The figures emerged from a survey of students conducted by the Defense Department's inspector general last spring at the U.S. Naval Academy in Annapolis, the U.S. Air Force Academy in Colorado Springs and the U.S. Military Academy in West Point.
It's the first time the inspector general has assessed sexual behavior and the ethical climate at the three service academies at one time. The survey is to be the first of five annual assessments.
One expert on women in the military said the figures are not out of bounds for what one might expect on any college campus, but the inspector general said the academies must do better.
"We hold our cadets to a higher standard than civil society," Inspector General Joseph E. Schmitz said at a Pentagon briefing yesterday. "Our bar is way higher than that."
The survey puts the U.S. Naval Academy in the dimmest light of the three academies, with both male and female midshipmen coming in last for reporting harassment and assault, first for saying personal "loyalties" among midshipmen inhibit reporting of harassment and giving their superiors low marks for setting a proper tone.
Schmitz said the survey identifies several areas that need improvement, not least the "vexing challenge of underreporting" of sexual assault. About two-thirds of assaults among women and three-quarters of sexual assaults on men went unreported, the survey found.
Change in policy
As part of an effort to better that record, the Defense Department yesterday also announced a new policy allowing midshipmen and cadets to report sexual assault to authorities in confidence, without automatically triggering a full investigation.

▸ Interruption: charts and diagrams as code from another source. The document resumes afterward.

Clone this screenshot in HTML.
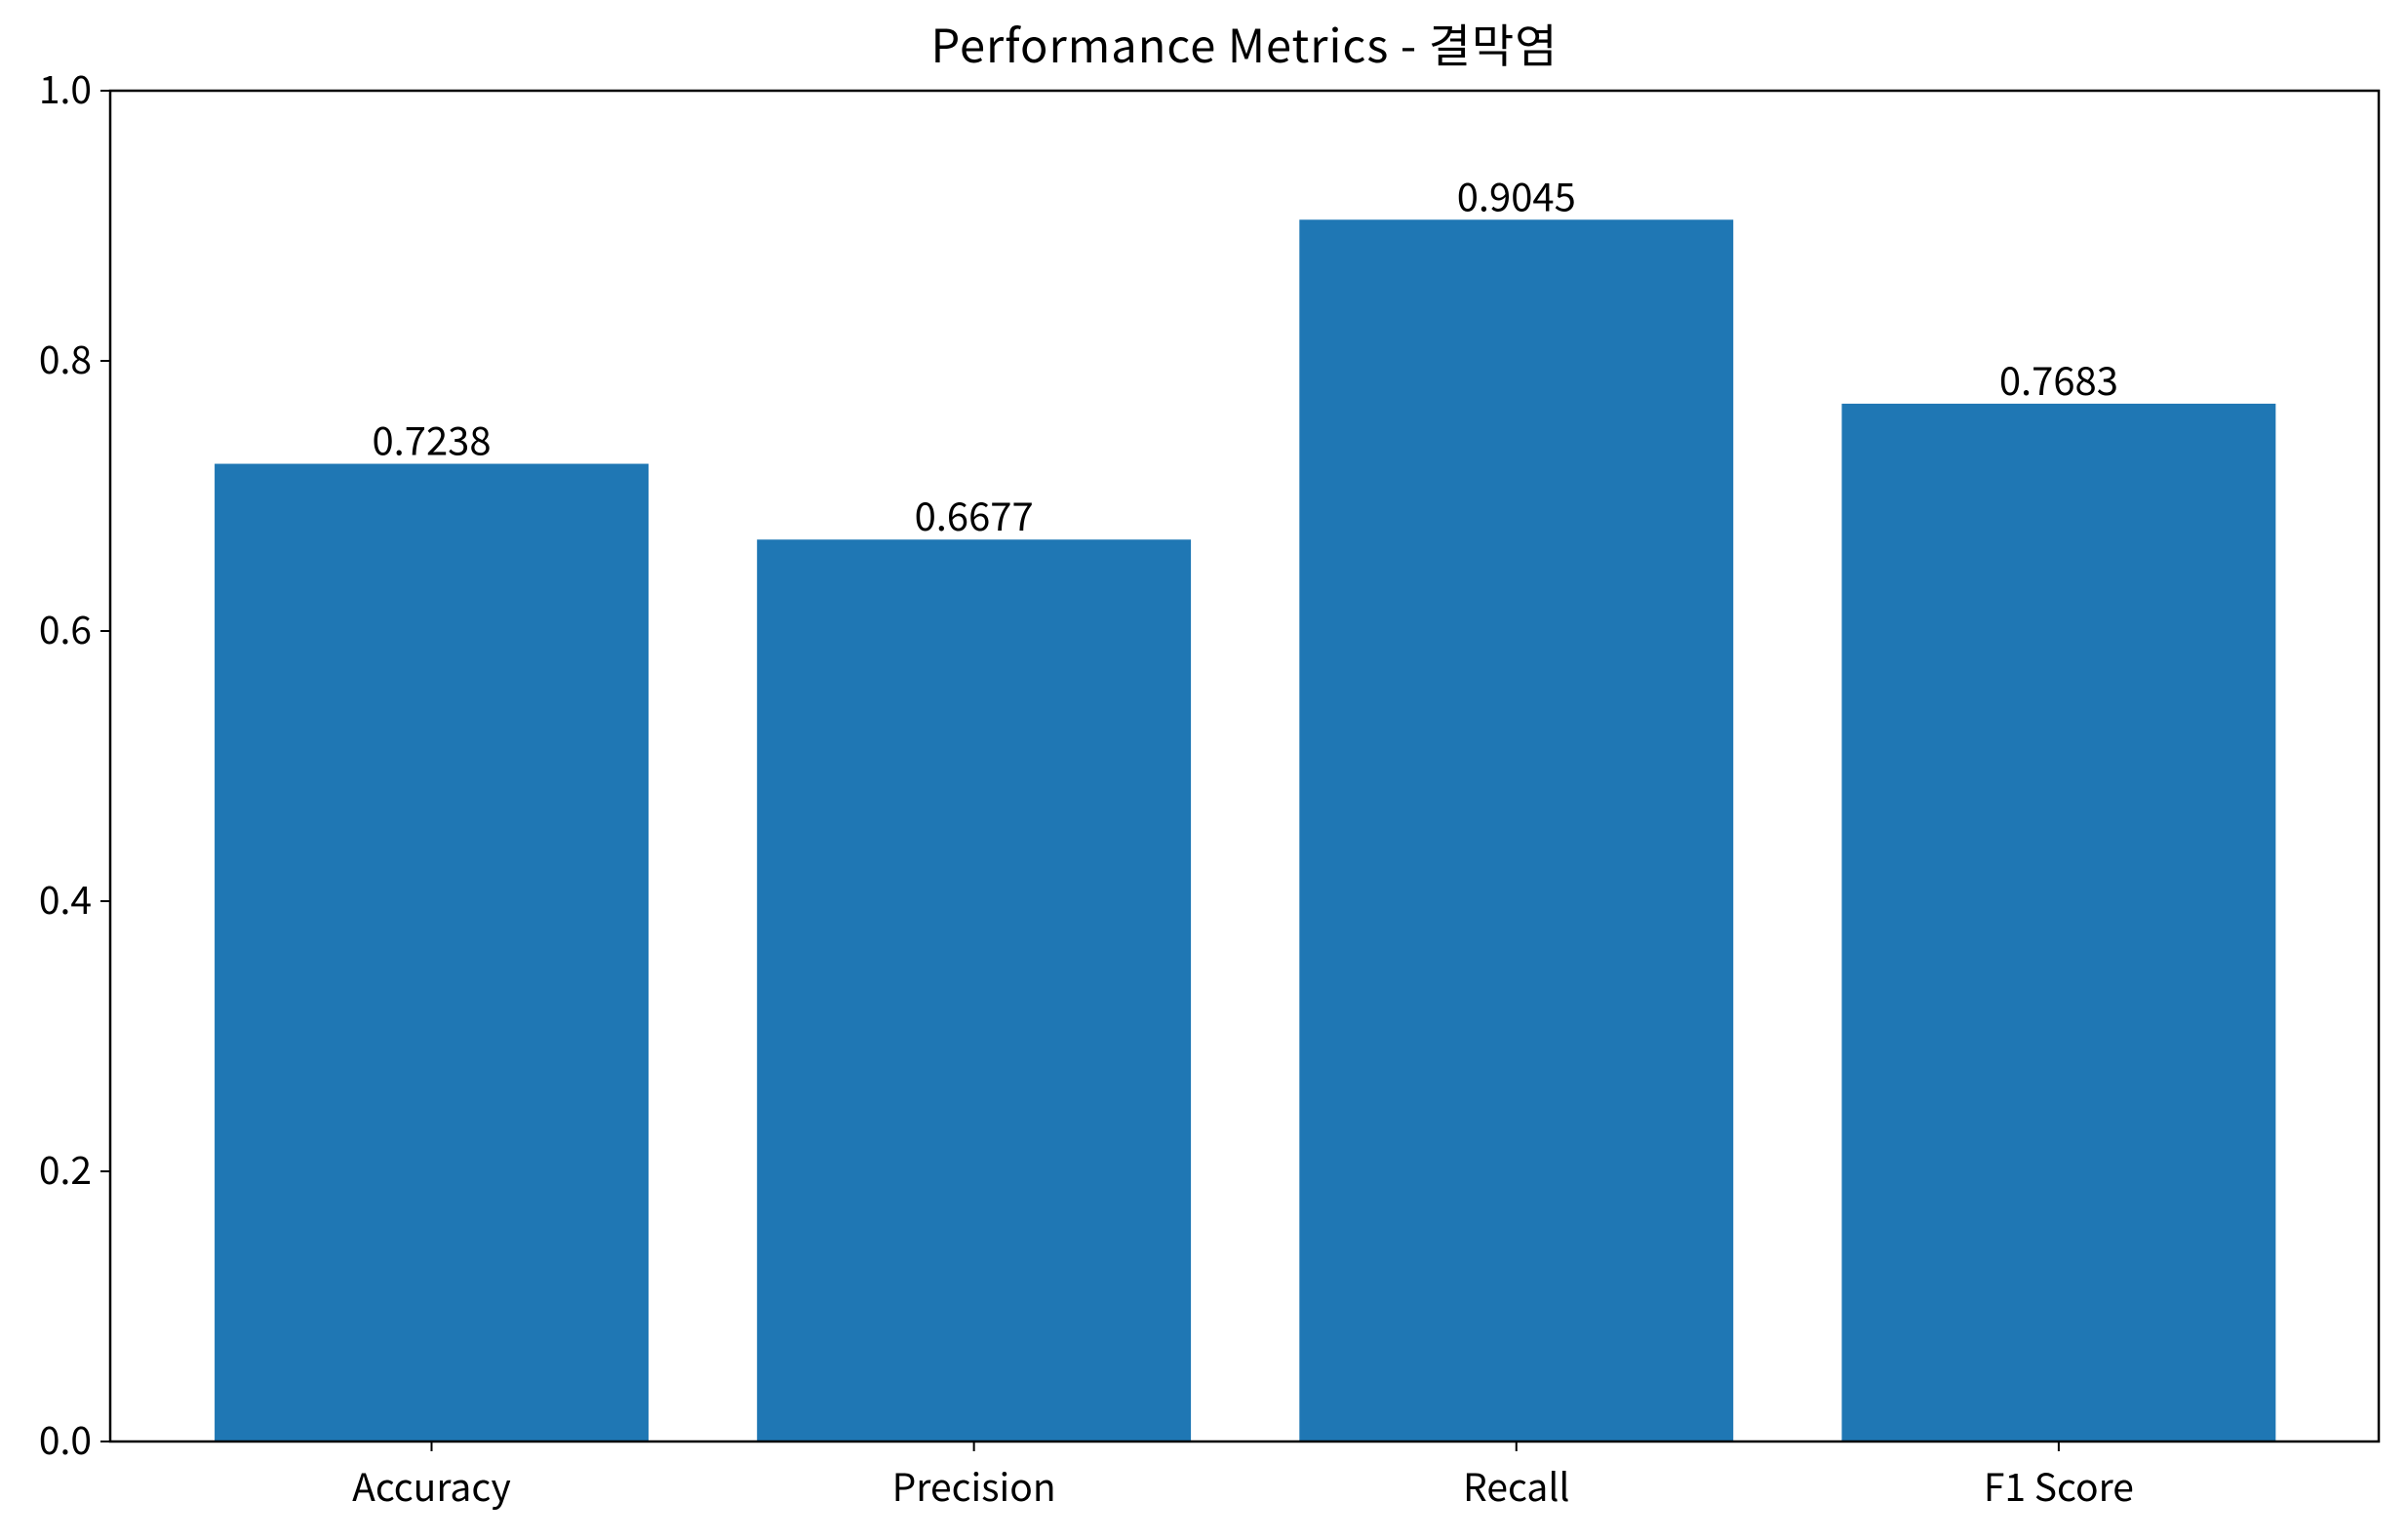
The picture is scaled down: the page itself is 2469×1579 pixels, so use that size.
<!DOCTYPE html>
<html><head><meta charset="utf-8"><style>
html,body{margin:0;padding:0;background:#fff;}
svg{display:block;font-family:"Noto Sans CJK KR","Liberation Sans",sans-serif;}
</style></head><body>
<svg id="chart" width="2469" height="1579" viewBox="0 0 2469 1579" xmlns="http://www.w3.org/2000/svg">
<rect width="2469" height="1579" fill="#fff"/>
<text x="1276" y="64" font-size="47" letter-spacing="1" text-anchor="middle" fill="#000">Performance Metrics - 결막염</text>
<g id="plot"></g>
</svg>
<script>
const categories = ["Accuracy", "Precision", "Recall", "F1 Score"];
const values = [0.7238, 0.6677, 0.9045, 0.7683];
const valueLabels = ["0.7238", "0.6677", "0.9045", "0.7683"];
const yTicks = [0.0, 0.2, 0.4, 0.6, 0.8, 1.0];
const yTickLabels = ["0.0", "0.2", "0.4", "0.6", "0.8", "1.0"];

const L = 113, R = 2439, T = 93, B = 1478;
const NS = "http://www.w3.org/2000/svg";
const xMin = -0.5925, xMax = 3.59;
function xs(i){ return L + (i - xMin) / (xMax - xMin) * (R - L); }
function ys(v){ return B - v * (B - T); }
const unit = (R - L) / (xMax - xMin);
const g = document.getElementById('plot');
function mk(tag, attrs){ const e = document.createElementNS(NS, tag); for (const k in attrs) e.setAttribute(k, attrs[k]); g.appendChild(e); return e; }

categories.forEach((c, i) => {
  const v = values[i];
  const bw = 0.8 * unit;
  const r = mk('rect', {x: xs(i) - bw/2, y: ys(v), width: bw, height: ys(0) - ys(v), fill: '#1f77b4'});
  
  
  const t = mk('text', {x: xs(i), y: ys(v) - 9, 'font-size': 40, 'text-anchor': 'middle', fill: '#000'});
  t.textContent = valueLabels[i];
  
  
  const tk = mk('line', {x1: xs(i), x2: xs(i), y1: B, y2: B + 10, stroke: '#000', 'stroke-width': 2});
  
  
  const tl = mk('text', {x: xs(i), y: 1539, 'font-size': 39, 'text-anchor': 'middle', fill: '#000'});
  tl.textContent = c;
  
  
});

yTicks.forEach((v, i) => {
  const tk = mk('line', {x1: L - 10, x2: L, y1: ys(v), y2: ys(v), stroke: '#000', 'stroke-width': 2});
  
  
  const tl = mk('text', {x: L - 19, y: ys(v) + 13, 'font-size': 39, 'text-anchor': 'end', fill: '#000'});
  tl.textContent = yTickLabels[i];
  
  
});

const frame = mk('rect', {x: L, y: T, width: R - L, height: B - T, fill: 'none', stroke: '#000', 'stroke-width': 2.5});


</script>
</body></html>
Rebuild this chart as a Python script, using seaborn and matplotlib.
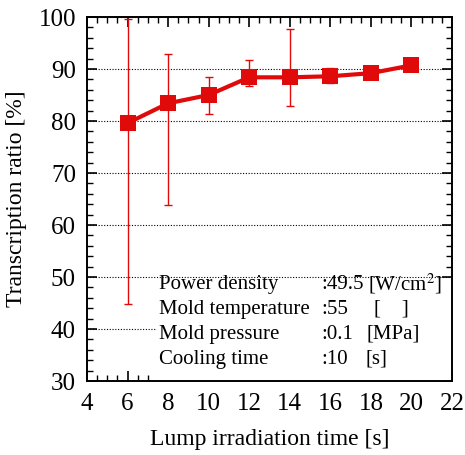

"This is a big change," said Undersecretary of Defense David S. C. Chu, adding that the new policy is designed to give academy officials a clearer picture of the problem and to "foster greater trust among victims that their needs are our primary concerns."
The survey and policy change emerge after more than 10 years in which reports of sexual harassment and assault have made news both in the service academies and in uniformed ranks. Late last year, an inspector general's report browbeat Air Force Academy leadership for failing to acknowledge and pursue reports of sexual assaults against female cadets. In 2003, nearly 150 women stepped forward with reports that they had been assaulted by fellow cadets between 1993 and 2003.
When told the figure on sexual harassment in the survey released yesterday, retired Navy Capt. Lory F. Manning, who heads the Women in Military Project at the Women's Research & Education Institute in Washington, said "it surprises me that it's not higher," especially among young people.
"Ask any group of 18- to 22-year-old women anywhere, and you'd find they'd been sexually harassed," said Manning. "I don't know any woman who hasn't been sexually harassed at some point in her life."
The figure of nearly 14 percent of women experiencing sexual assault is "way too high," Manning said, but about on par with numbers compiled by the Veterans Administration for women assaulted at some point during their military service.
She said that "leadership is everything in something like this" but that the sheer number of women in an institution can also contribute to a tone where harassment and assault are more likely. Things seem to shift when women make up 25 percent of a population or more.
Of each academy's roughly 4,200 students, between 600 and 700 are women. The three service academies first admitted women in 1976.
Respondents told the inspector general's surveyers about 302 sexual assaults, only a third of which had been reported either to academy authorities, counselors or clergy. Men at the academies told about 54 such episodes, only a quarter of which had been reported.
In the survey, the women told about 64 incidents in which an offender had intercourse with them against their will or without consent. There were 176 incidents in which female cadets' and midshipmen's "private parts" were "touched, stroked or fondled" without their consent, and 127 incidents in which someone physically attempted to have sex with them but was not successful.
Freshmen and sophomore women were most vulnerable; assaults occurred most often in dormitories or barracks, by fellow cadets and midshipmen.
Along with accounts of specific infractions, the survey attempted to capture a sense of the ethical culture in each institution, with questions about how the students perceived the institutions' key values and standards of "good order and discipline."
Naval Academy
Vice Admiral Rodney Rempt, the Naval Academy superintendent, said, "We were a little disappointed in the results we see here," particularly the leaders' poor showing.